(Code that draws figures)
--- --- ---

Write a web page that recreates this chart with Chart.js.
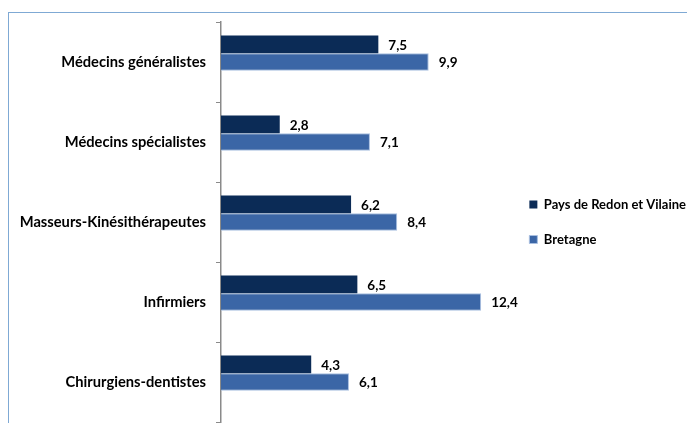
<!DOCTYPE html>
<html>
<head>
<meta charset="utf-8">
<script src="https://cdn.jsdelivr.net/npm/chart.js@4.4.1/dist/chart.umd.min.js"></script>
<style>
  html, body { margin: 0; padding: 0; background: #fff; width: 687px; height: 423px; overflow: hidden; }
  #frame {
    position: absolute; left: 8px; top: 12px;
    width: 710px; height: 440px;
    border-left: 1.5px solid #7fa9d4; border-top: 1.5px solid #7fa9d4;
  }
  #wrap { position: absolute; left: 0; top: 0; width: 687px; height: 430px; }
</style>
</head>
<body>
<div id="frame"><div id="wrap"><canvas id="chart"></canvas></div></div>
<script>
const categories = ['Médecins généralistes', 'Médecins spécialistes', 'Masseurs-Kinésithérapeutes', 'Infirmiers', 'Chirurgiens-dentistes'];
const seriesNames = ['Pays de Redon et Vilaine', 'Bretagne'];
const redonValues = [7.5, 2.8, 6.2, 6.5, 4.3];
const bretagneValues = [9.9, 7.1, 8.4, 12.4, 6.1];
const xMax = 13.65;

const fontFamily = 'Lato, "Open Sans", sans-serif';

// values written just right of each bar, with a decimal comma
const barValues = {
  id: 'barValues',
  afterDatasetsDraw(chart) {
    const ctx = chart.ctx;
    ctx.save();
    ctx.font = 'bold 13.5px ' + fontFamily;
    ctx.fillStyle = '#000';
    ctx.textAlign = 'left';
    ctx.textBaseline = 'middle';
    chart.data.datasets.forEach((ds, i) => {
      chart.getDatasetMeta(i).data.forEach((bar, j) => {
        const v = ds.data[j];
        if (v == null) return;
        ctx.fillText(v.toFixed(1).replace('.', ','), bar.x + 10, bar.y + 1);
      });
    });
    ctx.restore();
  }
};

new Chart(document.getElementById('chart'), {
  type: 'bar',
  data: {
    labels: categories,
    datasets: [
      { label: seriesNames[0], data: redonValues, backgroundColor: '#0b2b56', borderColor: '#0b2b56', borderWidth: 0 },
      { label: seriesNames[1], data: bretagneValues, backgroundColor: '#3b66a6', borderColor: '#a9bfe0', borderWidth: 1 },
      // empty slot so the Bretagne bar sits on the category centre, as in the original
      { label: '', data: categories.map(() => null), backgroundColor: 'rgba(0,0,0,0)' }
    ]
  },
  options: {
    indexAxis: 'y',
    responsive: true,
    maintainAspectRatio: false,
    animation: false,
    categoryPercentage: 0.66,
    barPercentage: 1,
    layout: { padding: { top: 9, bottom: 21, left: 0, right: 0 } },
    scales: {
      x: { display: false, min: 0, max: xMax },
      y: {
        afterFit: (s) => { s.width = 212; s.paddingTop = 0; s.paddingBottom = 0; },
        border: { display: true, color: '#8a8a8a', width: 1.5 },
        grid: { display: true, offset: true, drawOnChartArea: false, tickLength: 5, color: '#8a8a8a', lineWidth: 1 },
        ticks: { color: '#000', padding: 10, font: { family: fontFamily, size: 14.7, weight: 'bold' } }
      }
    },
    plugins: {
      legend: {
        position: 'right',
        maxWidth: 300,
        labels: {
          boxWidth: 8, boxHeight: 8, padding: 22, color: '#000',
          font: { family: fontFamily, size: 13, weight: 'bold' },
          filter: (item) => item.text !== ''
        }
      },
      tooltip: { enabled: false }
    }
  },
  plugins: [barValues]
});
</script>
</body>
</html>
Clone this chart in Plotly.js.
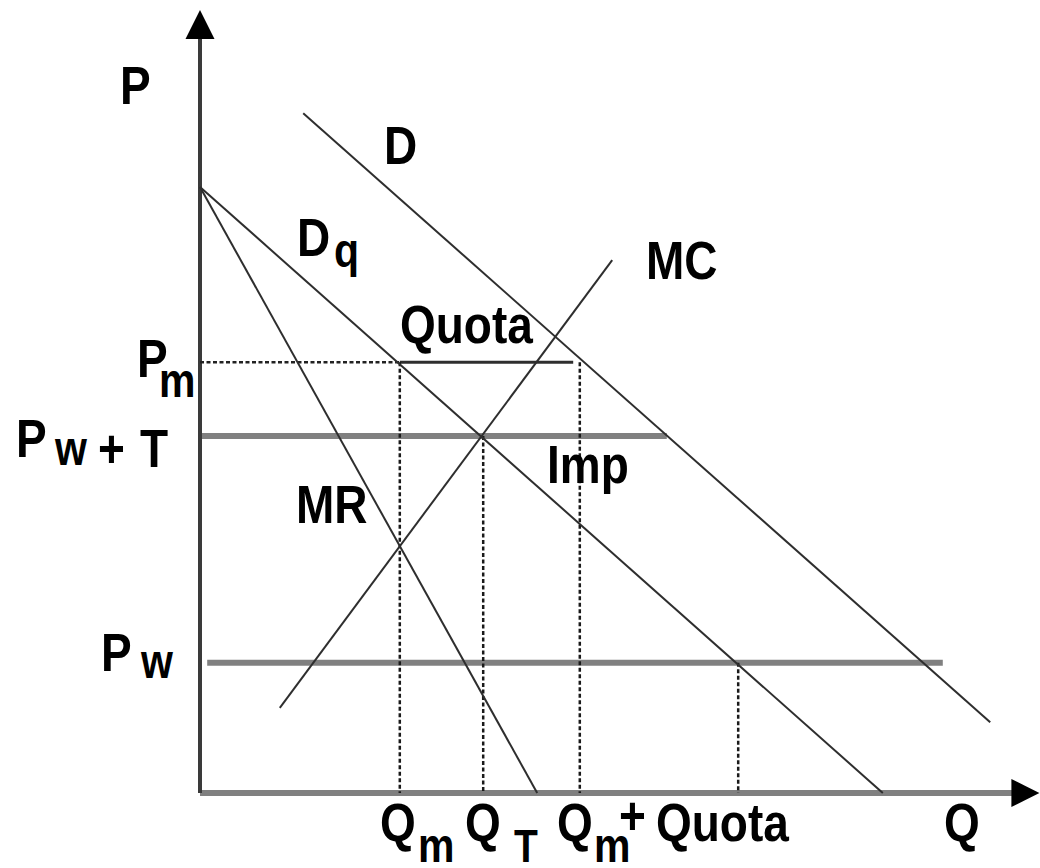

--- --- ---

__Written task__. Quote each line of the listing exactly, but leave the pictures out.

__Answer to this exercise__.
Write a web page that recreates this chart with Chart.js.
<!DOCTYPE html>
<html>
<head>
<meta charset="utf-8">
<script src="https://cdn.jsdelivr.net/npm/chart.js@4.4.1/dist/chart.umd.min.js"></script>
<style>
  html, body { margin: 0; padding: 0; background: #fff; width: 687px; height: 423px; overflow: hidden; }
  #frame {
    position: absolute; left: 8px; top: 12px;
    width: 710px; height: 440px;
    border-left: 1.5px solid #7fa9d4; border-top: 1.5px solid #7fa9d4;
  }
  #wrap { position: absolute; left: 0; top: 0; width: 687px; height: 430px; }
</style>
</head>
<body>
<div id="frame"><div id="wrap"><canvas id="chart"></canvas></div></div>
<script>
const categories = ['Médecins généralistes', 'Médecins spécialistes', 'Masseurs-Kinésithérapeutes', 'Infirmiers', 'Chirurgiens-dentistes'];
const seriesNames = ['Pays de Redon et Vilaine', 'Bretagne'];
const redonValues = [7.5, 2.8, 6.2, 6.5, 4.3];
const bretagneValues = [9.9, 7.1, 8.4, 12.4, 6.1];
const xMax = 13.65;

const fontFamily = 'Lato, "Open Sans", sans-serif';

// values written just right of each bar, with a decimal comma
const barValues = {
  id: 'barValues',
  afterDatasetsDraw(chart) {
    const ctx = chart.ctx;
    ctx.save();
    ctx.font = 'bold 13.5px ' + fontFamily;
    ctx.fillStyle = '#000';
    ctx.textAlign = 'left';
    ctx.textBaseline = 'middle';
    chart.data.datasets.forEach((ds, i) => {
      chart.getDatasetMeta(i).data.forEach((bar, j) => {
        const v = ds.data[j];
        if (v == null) return;
        ctx.fillText(v.toFixed(1).replace('.', ','), bar.x + 10, bar.y + 1);
      });
    });
    ctx.restore();
  }
};

new Chart(document.getElementById('chart'), {
  type: 'bar',
  data: {
    labels: categories,
    datasets: [
      { label: seriesNames[0], data: redonValues, backgroundColor: '#0b2b56', borderColor: '#0b2b56', borderWidth: 0 },
      { label: seriesNames[1], data: bretagneValues, backgroundColor: '#3b66a6', borderColor: '#a9bfe0', borderWidth: 1 },
      // empty slot so the Bretagne bar sits on the category centre, as in the original
      { label: '', data: categories.map(() => null), backgroundColor: 'rgba(0,0,0,0)' }
    ]
  },
  options: {
    indexAxis: 'y',
    responsive: true,
    maintainAspectRatio: false,
    animation: false,
    categoryPercentage: 0.66,
    barPercentage: 1,
    layout: { padding: { top: 9, bottom: 21, left: 0, right: 0 } },
    scales: {
      x: { display: false, min: 0, max: xMax },
      y: {
        afterFit: (s) => { s.width = 212; s.paddingTop = 0; s.paddingBottom = 0; },
        border: { display: true, color: '#8a8a8a', width: 1.5 },
        grid: { display: true, offset: true, drawOnChartArea: false, tickLength: 5, color: '#8a8a8a', lineWidth: 1 },
        ticks: { color: '#000', padding: 10, font: { family: fontFamily, size: 14.7, weight: 'bold' } }
      }
    },
    plugins: {
      legend: {
        position: 'right',
        maxWidth: 300,
        labels: {
          boxWidth: 8, boxHeight: 8, padding: 22, color: '#000',
          font: { family: fontFamily, size: 13, weight: 'bold' },
          filter: (item) => item.text !== ''
        }
      },
      tooltip: { enabled: false }
    }
  },
  plugins: [barValues]
});
</script>
</body>
</html>
Clone this chart in Plotly.js.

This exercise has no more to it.